Marcia Carmo
De Buenos Aires para a BBC Brasil
Uma maternidade para prisioneiras chegou a funcionar na Esma, hoje um museu
Oito anos após o fim das leis de anistia, a Justiça da Argentina condenou, nesta quarta-feira, 16 militares por crimes contra a humanidade. Os oficiais foram responsabilizados por torturas e mortes ocorridas na Escola Superior da Marinha (Esma), em Buenos Aires.
A Esma foi definida por entidades de direitos humanos como "um dos maiores centros de detenção clandestina e de extermínio" da última ditadura argentina (1976-1983).
Durante a leitura da sentença, o juiz disse que os réus foram "condenados por perseguições, homicídio qualificado e roubo de bens da vitima".
Veredicto
Os acusados foram condenados por crimes contra 86 pessoas, das quais 28 continuam desaparecidas e cinco foram assassinadas.A decisão da Justiça foi tomada após 22 meses de investigação. Mais de 160 pessoas foram ouvidas.
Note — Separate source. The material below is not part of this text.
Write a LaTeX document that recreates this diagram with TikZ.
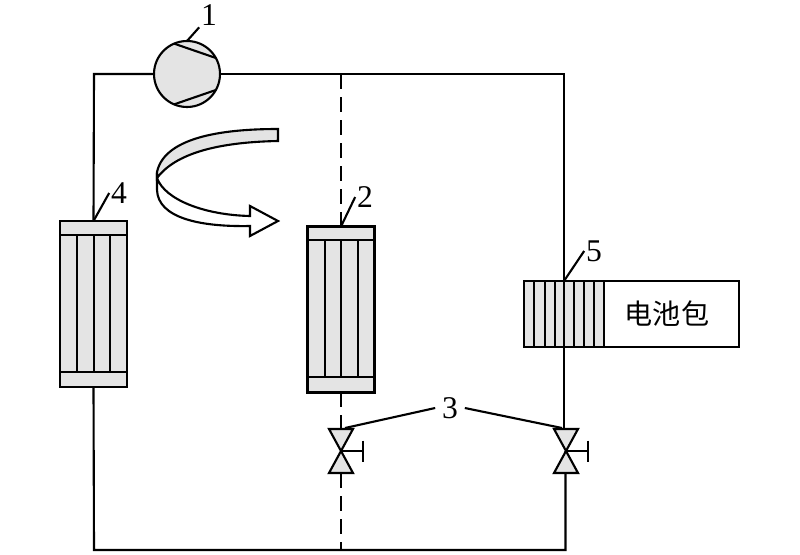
\documentclass[tikz,border=0pt]{standalone}
\usepackage{fontspec}
\setmainfont{Liberation Serif}
\newfontfamily\cjk{Noto Sans CJK SC}
\definecolor{partgray}{HTML}{E4E4E4}
\begin{document}
\begin{tikzpicture}[
    x=0.02cm,
    y=-0.02cm,
    line width=1.2pt,
    bodybox/.style={
        draw,
        rectangle,
        inner sep=0pt,
        outer sep=0pt,
        fill=partgray
    },
    coolbox/.style={
        bodybox,
        minimum width=1.34cm,
        minimum height=3.32cm
    },
    numlabel/.style={
        inner sep=0.5pt,
        font=\fontsize{18}{18}\selectfont
    },
    pipe/.style={line width=1.2pt},
    dashpipe/.style={pipe, dash pattern=on 15*0.02cm off 8*0.02cm}
]
\useasboundingbox (0,0) rectangle (800,554);

% corners of the loop
\coordinate (tl) at (94,74);
\coordinate (tm) at (341,74);
\coordinate (tr) at (564,74);
\coordinate (bl) at (94,550);
\coordinate (bm) at (341,550);
\coordinate (br) at (565.5,550);

\node[bodybox, circle, minimum size=1.32cm] (comp) at (187,74) {};
\node[coolbox] (cond) at (93.5,304) {};
\node[coolbox] (evap) at (341,309.5) {};
\node[draw, rectangle, inner sep=0pt, outer sep=0pt, minimum width=4.3cm, minimum height=1.32cm] (pack) at (631.5,314) {};
\node[bodybox, minimum width=1.6cm, minimum height=1.32cm] (chiller) at (564,314) {};
\node[font=\cjk\fontsize{16}{16}\selectfont, inner sep=0pt] (packtext) at (667,314) {电池包};

\coordinate (valveL) at (341,451);
\coordinate (valveR) at (566,451);

% loop
\draw[pipe] (comp.west) -- (tl) -- (cond.north);
\draw[pipe] (cond.south) -- (bl) -- (bm) -- (br) -- (br |- valveR);
\draw[pipe] (comp.east) -- (tr) -- (564,429);
\draw[dashpipe] (tm) -- (evap.north);
\draw[dashpipe] (evap.south) -- (341,429);
\draw[dashpipe] (341,473) -- (bm);

% compressor
\draw (comp.113) -- (comp.29);
\draw (comp.247) -- (comp.331);

% tubes
\draw (60,235) -- (127,235);
\draw (60,372) -- (127,372);
\foreach \x in {77,94,110}
    \draw (\x,235) -- (\x,372);
\draw (308,240) -- (374,240);
\draw (308,377) -- (374,377);
\foreach \x in {325,341,358}
    \draw (\x,240) -- (\x,377);
\foreach \x in {534,545,555,564,574,584,594}
    \draw (\x,281) -- (\x,347);

% valves
\foreach \v in {valveL,valveR} {
    \draw[fill=partgray] (\v) -- ++(-12,-22) -- ++(24,0) -- cycle;
    \draw[fill=partgray] (\v) -- ++(-12,22) -- ++(24,0) -- cycle;
    \draw (\v) -- ++(22,0) ++(0,-10.5) -- ++(0,21);
}

% air arrow
\draw[fill=partgray] (278,129) .. controls (230,129) and (165,135) .. (157,172)
    -- (157,178) .. controls (178,150) and (228,142) .. (278,141) -- cycle;
\draw[fill=white] (157,178) .. controls (165,200) and (205,215) .. (250,216)
    -- (250,206) -- (278,221) -- (250,236) -- (250,226)
    .. controls (200,227) and (158,218) .. (157,190) -- cycle;

% numbers
\node[numlabel] (n1) at (209,15) {1};
\node[numlabel] (n2) at (365,197) {2};
\node[numlabel] (n3) at (450,408) {3};
\node[numlabel] (n4) at (119,193) {4};
\node[numlabel] (n5) at (594,251) {5};

\coordinate (valveLtop) at (345,428);
\coordinate (valveRtop) at (562,428);
\draw (comp.north) -- (n1.south west);
\draw (evap.north) -- (n2.west);
\draw (cond.north) -- (n4.west);
\draw (pack.north -| chiller) -- (n5.west);
\draw (valveLtop) -- ([xshift=-0.1cm]n3.west);
\draw (valveRtop) -- ([xshift=0.1cm]n3.east);

\end{tikzpicture}
\end{document}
O veredicto foi transmitido ao vivo pelas principais emissoras de televisão do país e através de um telão em frente ao tribunal, em Buenos Aires.
Familiares das vitimas acompanharam o julgamento na sala de audiência do tribunal e aplaudiram quando foi lida a sentença.
Vítimas
A Justiça estima que cinco mil vítimas da ditadura argentina passaram pelas instalações da Esma.Entre as vitimas "de tormentos e homicídios" está Azucena Villaflor, uma das fundadoras da organização Mães da Praça de Maio, que denunciava a repressão e procurava um filho desaparecido na época.
Duas freiras francesas que apoiavam o grupo, Alice Domon e Leonie Duquet, e o escritor Rodolfo Walsh também estiveram presos na Esma.
"É um dia histórico. Marca o enorme avanço na luta coletiva pelos direitos humanos", disse Patrícia Walsh, filha do escritor, cujo corpo nunca foi encontrado.
Maternidade clandestina
Entre os condenados a prisão perpétua está o ex-capitão de fragata Alfredo Astiz, que ficou conhecido como "anjo loiro" ou "anjo da morte".
Astiz foi acusado de se infiltrar em entidades de direitos humanos e de entregar doze pessoas aos repressores, entre as quais Azucena Villaflor.
Em entrevista à BBC Brasil, a advogada Carolina Varsky, da ONG CELS (Centro de Estudos Legais e Sociais), disse que o veredicto era esperado "há muito tempo". "Muitas famílias lutaram durante anos por este momento", disse.
Anistia
A investigação sobre os crimes cometidos na Esma foi aberta nos anos 1980, após a redemocratização do país. O inquérito foi depois arquivado com as leis do Ponto Final (1986) e da Obediência Devida (1987).As leis, que anistiaram os agentes da ditadura, foram promulgadas durante o governo do presidente Raul Alfonsín (1983-1989).
Em 2003, o Congresso aprovou um projeto de lei enviado pelo então presidente Nestor Kirchner (2003-2007) que abriu caminho para o retorno dos julgamentos.
Na mesma ocasião, a Justiça também declarou inconstitucionais os indultos dados pelo ex-presidente Carlos Menem (1989-1999) beneficiando repressores e ex-guerrilheiros.
Ativistas de direitos humanos esperam que a Justiça ainda dê seu veredicto sobre casos vinculados aos chamados ‘voos da morte’, quando presos políticos eram lançados vivos no rio da Prata e no mar.
Por determinação do ex-presidente Kirchner, a Esma foi transformada em um "centro cultural e de memória".